A lo largo de las últimas décadas, el Vaticano ha consolidado una diplomacia singular. Sin necesidad de ejércitos ni fronteras expansivas, ha sabido posicionarse como mediador en conflictos, como promotor de la paz, como referente ético en debates globales. Su red de embajadas y su estatus de observador permanente en la ONU le permiten proyectar su voz en temas cruciales como los derechos humanos, el desarme, la pobreza o la justicia social. El ejemplo más claro de este poder diplomático lo vimos en 2014, cuando el Papa Francisco facilitó un inesperado acercamiento entre Estados Unidos y Cuba, deshaciendo medio siglo de tensiones. Ese mismo año, en otro gesto revelador, reunió en un mismo encuentro a líderes judíos, musulmanes y cristianos, buscando tender puentes entre religiones que durante siglos han sido usadas para justificar divisiones.
El abrazo de las tres religiones ante el muro de Jerusalén
Sin embargo, la influencia del Vaticano no ha sido siempre sinónimo de progreso. Su cercanía con distintos regímenes, tanto democráticos como autoritarios, ha puesto en evidencia cómo su capacidad de mover masas puede servir para legitimar gobiernos de signo diverso. En cada debate sobre aborto, derechos de las mujeres, matrimonio igualitario o políticas migratorias, la postura oficial del Vaticano resuena, marcando la agenda pública y, en ocasiones, frenando reformas sociales largamente esperadas.
Pero si algo ha tambaleado la autoridad moral de la Iglesia en tiempos recientes, han sido los escándalos de abusos sexuales que salieron a la luz con fuerza a partir de los años 2000. Décadas de encubrimiento sistemático, silencios cómplices y protección institucional dañaron de manera profunda la credibilidad del Vaticano. La reacción, aunque tardía, no ha sido menor: bajo el liderazgo del Papa Francisco, la Iglesia ha impulsado reformas internas y mecanismos para prevenir y sancionar estos abusos, aunque para muchos aún queda un largo camino por recorrer para que la transparencia y la justicia prevalezcan sobre los intereses corporativos.
A fin de cuentas, el Vaticano actual ya no es el poder absoluto que gobernaba tronos y coronas, pero sigue siendo una potencia política sui generis, capaz de influir en los debates internos de países de todos los continentes.

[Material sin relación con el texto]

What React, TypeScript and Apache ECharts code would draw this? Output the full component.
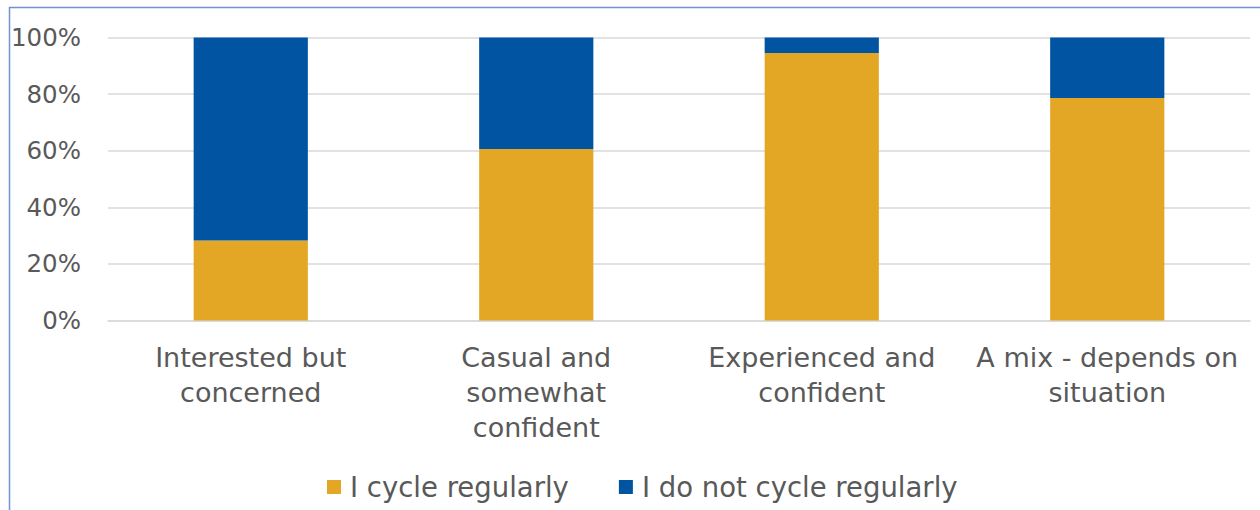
import React, { useEffect, useRef } from "react";
import * as echarts from "echarts";

const categories = [
  "Interested but\nconcerned",
  "Casual and\nsomewhat\nconfident",
  "Experienced and\nconfident",
  "A mix - depends on\nsituation",
];
const cycleRegularly = [28.3, 60.6, 94.5, 78.6];
const notCycleRegularly = [71.7, 39.4, 5.5, 21.4];
const seriesNames = ["I cycle regularly", "I do not cycle regularly"];

const FONT = "DejaVu Sans";
const TEXT_COLOR = "#595959";

export default function App() {
  const ref = useRef<HTMLDivElement>(null);
  useEffect(() => {
    if (!ref.current) return;
    const chart = echarts.init(ref.current, undefined, { renderer: "svg" });
    chart.setOption({
      animation: false,
      backgroundColor: "#ffffff",
      textStyle: { fontFamily: FONT },
      grid: { left: 108, right: 10, top: 37.5, bottom: 189.5, containLabel: false },
      legend: {
        left: 327,
        top: 472,
        padding: 0,
        itemWidth: 14,
        itemHeight: 14,
        itemGap: 50,
        icon: "rect",
        textStyle: {
          fontFamily: FONT,
          fontSize: 27.5,
          lineHeight: 30,
          color: TEXT_COLOR,
          padding: [0, 0, 0, 4],
        },
        data: seriesNames,
      },
      xAxis: {
        type: "category",
        data: categories,
        axisLine: { lineStyle: { color: "#d9d9d9", width: 1.5 } },
        axisTick: { show: false },
        axisLabel: {
          interval: 0,
          fontFamily: FONT,
          fontSize: 27,
          color: TEXT_COLOR,
          lineHeight: 35,
          margin: 19,
        },
      },
      yAxis: {
        type: "value",
        min: 0,
        max: 100,
        interval: 20,
        axisLine: { show: false },
        axisTick: { show: false },
        splitLine: { lineStyle: { color: "#d9d9d9", width: 1.5 } },
        axisLabel: {
          formatter: "{value}%",
          fontFamily: FONT,
          fontSize: 24.5,
          color: TEXT_COLOR,
          margin: 27,
        },
      },
      series: [
        {
          name: seriesNames[0],
          type: "bar",
          stack: "total",
          barWidth: "40%",
          data: cycleRegularly,
          itemStyle: { color: "#E3A725" },
        },
        {
          name: seriesNames[1],
          type: "bar",
          stack: "total",
          barWidth: "40%",
          data: notCycleRegularly,
          itemStyle: { color: "#0054A2" },
        },
      ],
      graphic: [
        {
          type: "line",
          shape: { x1: 9, y1: 7.5, x2: 1260, y2: 7.5 },
          style: { stroke: "#6f94d2", lineWidth: 1.5 },
        },
        {
          type: "line",
          shape: { x1: 9.5, y1: 7, x2: 9.5, y2: 510 },
          style: { stroke: "#6f94d2", lineWidth: 1.5 },
        },
      ],
    });
    return () => chart.dispose();
  }, []);
  return (
    <div style={{ position: "fixed", left: 0, top: 0, width: 1260, height: 510 }}>
      <div ref={ref} style={{ width: 1260, height: 510 }} />
    </div>
  );
}
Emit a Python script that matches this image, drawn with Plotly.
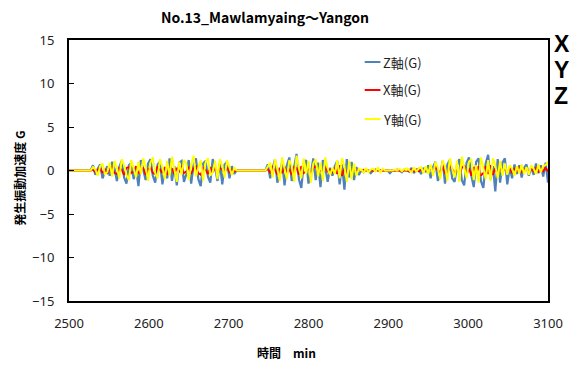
import numpy as np
import plotly.graph_objects as go

# ---- data -------------------------------------------------------------
STEP = 3  # sampling interval, min
T_MIN, T_MAX = 2500, 3100

# start time of each recorded segment (min)
SEG_START = [2530, 2749, 2866, 2923]

# Z axis (G)
Z_SEGS = [
    [0.6, -0.5, 0.2, 0.7, -0.9, -0.3, 0.5, -0.6, 1.0, 0.2,
     -1.2, 0.4, 1.1, -0.8, -1.5, 0.6, 0.9, -1.0, 0.3, -1.8,
     1.2, 0.1, -1.1, 0.8, 1.3, -0.6, -1.4, 0.7, 1.0, -1.6,
     0.2, -0.9, 1.4, -1.2, 0.5, -1.7, 0.9, 1.1, -1.3, -0.4,
     1.2, -1.5, 0.6, 1.4, -1.0, -1.8, 0.8, 1.1, -0.7, -1.4,
     1.3, 0.4, -1.2, 0.9, -1.6, 0.7, 1.0, -0.9, 0.5, -0.4],
    [0.7, -0.9, 0.3, 1.3, -1.4, -0.5, 1.0, -1.7, 0.6, 1.5,
     -1.2, 0.2, 1.9, -1.0, -2.0, 0.8, 1.2, -1.5, -0.3, 1.4,
     -1.1, 0.9, -1.9, 1.2, 0.4, -1.3, 0.3, -0.6, 0.5, 1.1,
     -1.6, 0.7, -2.2, 1.3, -0.8, 1.0, -1.1, 0.4, -0.5],
    [0.1, -0.2, 0.1, 0.0, -0.3, 0.0, 0.1, 0.0, 0.0, 0.0,
     0.0, 0.0, -0.3, 0.0, 0.0, 0.1, 0.0, -0.2, 0.1],
    [0.2, -0.1, 0.3, -0.3, 0.1, 0.2, -0.4, 0.3, -0.2, 0.6,
     -0.9, 0.4, 1.0, -1.2, -0.5, 1.1, -1.5, 0.7, 1.2, -0.9,
     -1.3, 0.6, 1.3, -1.1, -1.7, 0.9, 1.5, -0.6, -1.9, 1.0,
     1.4, -1.2, -2.0, 0.8, 1.8, -1.0, 0.5, -2.4, 1.3, -1.4,
     0.9, 1.4, -1.6, 0.4, -0.9, 0.7, -0.4, 0.6, -0.8, 0.3,
     0.7, -0.6, 0.4, -0.5, 0.8, -0.3, 0.6, -0.7, 0.9, -1.4],
]

# X axis (G)
X_SEGS = [
    [0.1, -0.2, 0.1, 0.3, -0.3, 0.1, -0.3, 0.2, 0.4, -0.3,
     -0.4, 0.3, 0.1, -0.5, 0.3, 0.4, -0.3, -0.1, 0.5, -0.4,
     0.2, 0.3, -0.5, 0.1, 0.4, -0.3, -0.4, 0.5, 0.1, -0.3,
     0.4, -0.5, 0.3, 0.2, -0.4, 0.3, -0.2, 0.5, -0.3, -0.1,
     0.4, -0.4, 0.3, 0.5, -0.3, -0.5, 0.3, 0.1, -0.4, 0.4,
     -0.2, 0.3, -0.4, 0.3, 0.1, -0.3, 0.4, -0.2, 0.1, -0.1],
    [0.2, -0.3, 0.4, 0.1, -0.5, 0.3, -0.3, 0.5, -0.4, 0.2,
     -0.5, 0.4, 0.3, -0.5, 0.5, -0.3, -0.1, 0.4, -0.6, 0.3,
     0.5, -0.4, 0.2, -0.5, 0.4, -0.1, 0.1, -0.2, 0.3, -0.4,
     0.6, -0.6, 0.3, -0.5, 0.4, -0.3, 0.2, -0.1, 0.1],
    [0.0, 0.1, 0.0, -0.1, 0.0, 0.0, 0.1, 0.0, 0.0, 0.0,
     0.0, 0.0, 0.0, 0.0, 0.0, 0.0, 0.0, -0.1, 0.0],
    [0.1, -0.1, 0.1, -0.1, 0.1, -0.1, 0.1, -0.1, 0.2, -0.2,
     0.3, -0.3, 0.4, 0.1, -0.4, 0.5, -0.3, -0.5, 0.6, 0.2,
     -0.4, 0.5, -0.6, 0.3, 0.6, -0.5, 0.3, -0.6, 0.4, -0.3,
     0.5, -0.6, -0.3, 0.5, -0.4, 0.6, -0.5, 0.3, -0.5, 0.4,
     -0.3, 0.3, -0.2, 0.3, -0.3, 0.2, -0.1, 0.3, -0.2, 0.1,
     0.2, -0.3, 0.2, -0.1, 0.3, -0.2, 0.3, -0.1, 0.3, -0.1],
]

# Y axis (G)
Y_SEGS = [
    [0.4, 0.1, -0.6, 0.5, 0.8, -0.4, -0.2, 0.9, -0.7, 1.1,
     0.3, -0.9, 1.3, 0.6, -0.5, -1.1, 1.2, 0.2, -0.8, 1.0,
     -0.4, 1.4, 0.5, -1.2, 0.9, 1.5, -0.3, -0.9, 1.3, 0.4,
     -1.0, 1.1, -0.6, 1.6, 0.2, -1.3, 1.0, -0.5, 1.2, 0.8,
     -1.1, 0.6, 1.7, -0.7, 0.3, 1.2, -1.2, 0.9, 1.4, -0.6,
     -0.2, 1.1, -1.0, 1.3, 0.5, -0.8, 1.2, 0.2, -0.5, 0.3],
    [0.5, 0.9, -0.8, 1.3, 0.2, -1.2, 1.5, 0.4, -1.0, 1.2,
     0.6, -1.3, 1.7, 0.3, -0.9, 1.4, -0.4, 1.1, -1.4, 0.8,
     1.3, -0.7, 0.9, -1.2, 1.5, 0.2, -0.5, 0.3, -0.4, 1.2,
     -0.9, 1.4, 0.5, -1.3, 1.1, -1.0, 0.8, -0.6, 0.2],
    [0.2, -0.3, 0.3, -0.2, 0.1, 0.2, -0.1, 0.3, -0.2, 0.2,
     0.0, 0.0, 0.0, 0.0, 0.1, 0.0, 0.2, -0.1, 0.2],
    [0.3, 0.1, -0.2, 0.3, -0.1, 0.2, 0.4, -0.3, 0.5, -0.4,
     0.7, -0.6, 1.0, 0.3, -1.0, 1.2, 0.5, -1.2, 1.4, 0.2,
     -0.8, 1.1, -1.3, 1.6, 0.4, -0.9, 1.0, 1.3, -1.1, 0.6,
     -1.4, 1.5, 0.3, -1.0, 1.2, -1.2, 1.4, 0.6, -0.9, 1.1,
     -0.6, 0.8, -0.5, 0.6, 0.2, -0.6, 0.5, -0.3, 0.7, -0.4,
     0.4, -0.5, 0.6, 0.2, -0.4, 0.7, -0.2, 0.5, 0.6, 1.0],
]

SERIES_NAMES = ["Z軸(G)", "X軸(G)", "Y軸(G)"]
SERIES_COLORS = ["#4F81BD", "#FF0000", "#FFFF00"]
SERIES_WIDTHS = [2.2, 1.8, 2.0]

TITLE = "No.13_Mawlamyaing～Yangon"
X_TITLE = "時間　min"
Y_TITLE = "発生振動加速度 G"
SIDE_LABELS = ["X", "Y", "Z"]


def assemble(segments):
    """Join the recorded segments into one trace, resting at 0 G between them."""
    xs, ys = [T_MIN], [0.0]
    for start, vals in zip(SEG_START, segments):
        t = start + STEP * np.arange(len(vals))
        if xs[-1] < start - STEP:
            xs.append(start - STEP)
            ys.append(0.0)
        xs.extend(t.tolist())
        ys.extend(vals)
        xs.append(float(t[-1] + STEP))
        ys.append(0.0)
    xs.append(T_MAX)
    ys.append(0.0)
    return xs, ys


fig = go.Figure()
for name, color, lw, segs in zip(SERIES_NAMES, SERIES_COLORS, SERIES_WIDTHS,
                                 [Z_SEGS, X_SEGS, Y_SEGS]):
    x, y = assemble(segs)
    fig.add_trace(go.Scatter(x=x, y=y, mode="lines", name=name,
                             line=dict(color=color, width=lw), showlegend=False))

# plot area in pixels (for placing the hand-made legend and labels)
L, R, T, B = 69, 555, 40, 301
W, H = R - L, B - T


def px(xp):
    return (xp - L) / W


def py(yp):
    return (B - yp) / H


shapes, annotations = [], []
legend_rows = [62, 90, 119]
for name, color, yrow in zip(SERIES_NAMES, SERIES_COLORS, legend_rows):
    shapes.append(dict(type="line", xref="paper", yref="paper",
                       x0=px(369), x1=px(385), y0=py(yrow), y1=py(yrow),
                       line=dict(color=color, width=2)))
    annotations.append(dict(text=name, xref="paper", yref="paper",
                            x=px(386), y=py(yrow), xanchor="left", yanchor="middle",
                            showarrow=False,
                            font=dict(family="Noto Sans CJK JP", size=13, color="#222")))

annotations.append(dict(text=f"<b>{Y_TITLE}</b>", xref="paper", yref="paper",
                        x=px(18), y=py(178), textangle=-90, showarrow=False,
                        xanchor="center", yanchor="middle",
                        font=dict(family="Noto Sans CJK JP", size=12, color="#000")))
annotations.append(dict(text=f"<b>{X_TITLE}</b>", xref="paper", yref="paper",
                        x=px(290), y=py(352), showarrow=False,
                        xanchor="center", yanchor="middle",
                        font=dict(family="Noto Sans CJK JP", size=12, color="#000")))

for lab, yl in zip(SIDE_LABELS, [44, 70, 96]):
    annotations.append(dict(text=f"<b>{lab}</b>", xref="paper", yref="paper",
                            x=px(559), y=py(yl), showarrow=False,
                            xanchor="left", yanchor="middle",
                            font=dict(family="Liberation Sans", size=23, color="#000")))

fig.update_layout(
    width=575, height=367,
    margin=dict(l=L, r=575 - R, t=T, b=367 - B),
    paper_bgcolor="white", plot_bgcolor="white",
    title=dict(text=f"<b>{TITLE}</b>", x=265 / 575, xanchor="center",
               y=1 - 18 / 367, yanchor="middle",
               font=dict(family="Noto Sans CJK JP", size=14, color="#000")),
    xaxis=dict(range=[T_MIN, T_MAX], dtick=100, tick0=T_MIN, showgrid=False,
               zeroline=False, showline=True, mirror=True, linecolor="#000",
               linewidth=2, ticks="", ticklabelstandoff=9,
               tickfont=dict(family="Noto Sans", size=13, color="#222")),
    yaxis=dict(range=[-15, 15], dtick=5, showgrid=False, zeroline=False,
               showline=True, mirror=True, linecolor="#000", linewidth=2,
               ticks="inside", ticklen=5, tickcolor="#000", ticklabelstandoff=10,
               tickfont=dict(family="Noto Sans", size=13, color="#222")),
    shapes=shapes, annotations=annotations,
)

fig.write_html("out.html")
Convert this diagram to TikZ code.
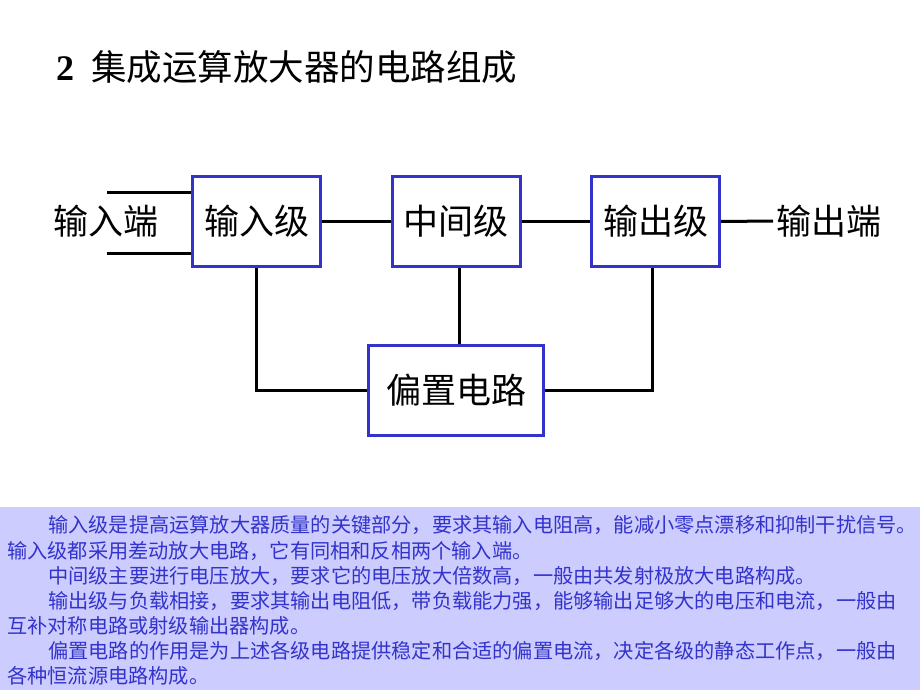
\documentclass[tikz,border=0pt]{standalone}
\usepackage{fontspec}
\setmainfont{Liberation Serif}
\newfontfamily\cjk{Noto Sans CJK SC}
\usetikzlibrary{positioning}
\usepackage{xcolor}
\definecolor{boxblue}{RGB}{51,51,204}
\definecolor{notefill}{RGB}{204,204,255}

\begin{document}
\begin{tikzpicture}[x=1pt,y=-1pt,
	stage/.style={draw=boxblue,line width=3pt,fill=white,inner sep=0pt,
		minimum width=128pt,minimum height=90pt,font=\cjk\fontsize{35}{35}\selectfont},
	wire/.style={line width=3pt,black},
	lbl/.style={inner sep=0pt,font=\cjk\fontsize{35}{35}\selectfont},
	note/.style={anchor=west,inner sep=0pt,text=boxblue,font=\cjk\fontsize{20.2}{20.2}\selectfont}]
	\useasboundingbox (0,0) rectangle (920,690);
	\fill[notefill] (0,507) rectangle (920,690);

	% title
	\node[anchor=west,inner sep=0pt,font=\bfseries\fontsize{36}{36}\selectfont] (title) at (56,67)
		{2\hspace{17pt}{\cjk\mdseries\fontsize{35.5}{35.5}\selectfont 集成运算放大器的电路组成}};

	% the three stages
	\foreach \n/\x/\t in {in/256.5/输入级, mid/456/中间级, out/655.5/输出级}
		\node[stage] (\n) at (\x,221.5) {\t};
	\node[stage,minimum width=175pt] (bias) at (456,390.5) {偏置电路};

	% input and output
	\node[lbl] (inlbl) at (106,221) {输入端};
	\coordinate (inA) at (107,192);
	\coordinate (inB) at (107,253);
	\draw[wire] (inA) -- (inA -| in.west);
	\draw[wire] (inB) -- (inB -| in.west);
	\node[lbl,anchor=west] (outlbl) at (776,221) {输出端};
	\draw[wire] (out.east) -- (outlbl.west -| 773,0);

	% chain and bias
	\draw[wire] (in.east) -- (mid.west);
	\draw[wire] (mid.east) -- (out.west);
	\draw[wire] (in.south) |- (bias.west);
	\draw[wire] (mid.south -| 459,0) -- (bias.north -| 459,0);
	\draw[wire] (out.south -| 652,0) |- (bias.east);

	% notes
	\node[note] (n1) at (7,525) {\hspace{41pt}输入级是提高运算放大器质量的关键部分，要求其输入电阻高，能减小零点漂移和抑制干扰信号。};
	\node[note] (n2) at (7,551) {输入级都采用差动放大电路，它有同相和反相两个输入端。};
	\node[note] (n3) at (7,576) {\hspace{41pt}中间级主要进行电压放大，要求它的电压放大倍数高，一般由共发射极放大电路构成。};
	\node[note] (n4) at (7,601) {\hspace{41pt}输出级与负载相接，要求其输出电阻低，带负载能力强，能够输出足够大的电压和电流，一般由};
	\node[note] (n5) at (7,626) {互补对称电路或射级输出器构成。};
	\node[note] (n6) at (7,651) {\hspace{41pt}偏置电路的作用是为上述各级电路提供稳定和合适的偏置电流，决定各级的静态工作点，一般由};
	\node[note] (n7) at (7,676) {各种恒流源电路构成。};
\end{tikzpicture}
\end{document}
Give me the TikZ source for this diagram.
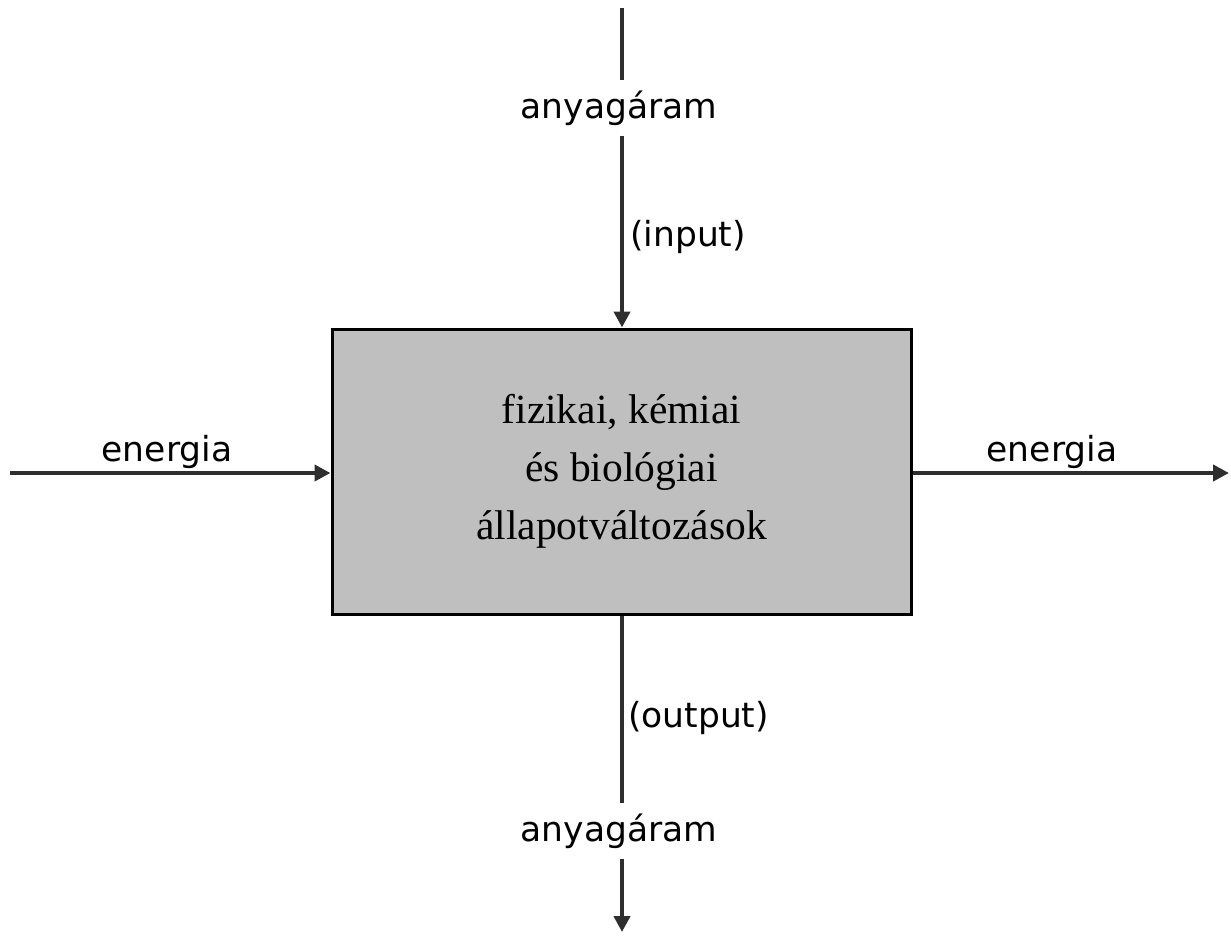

Un actor sin ejército, sin territorio extenso, pero con millones de fieles atentos a cada palabra. No es casual que presidentes, líderes y jefes de Estado busquen estrechar la mano del Papa: hacerlo implica sumar legitimidad, proyectar imagen, o simplemente no quedarse fuera del juego diplomático.
La cuestión de fondo, sin embargo, permanece abierta: ese poder, aún vigente, ¿está siendo usado en favor del bien común o al servicio de intereses propios? ¿Es un faro ético en tiempos de incertidumbre o una institución aferrada a conservar su influencia a cualquier costo? La respuesta, quizás, no se encuentre en Roma, sino en la mirada crítica de cada lector. Porque, en definitiva, la historia del Vaticano no es solo la historia de la fe. Es, inevitablemente, la historia del poder humano envuelto en el nombre de Dios.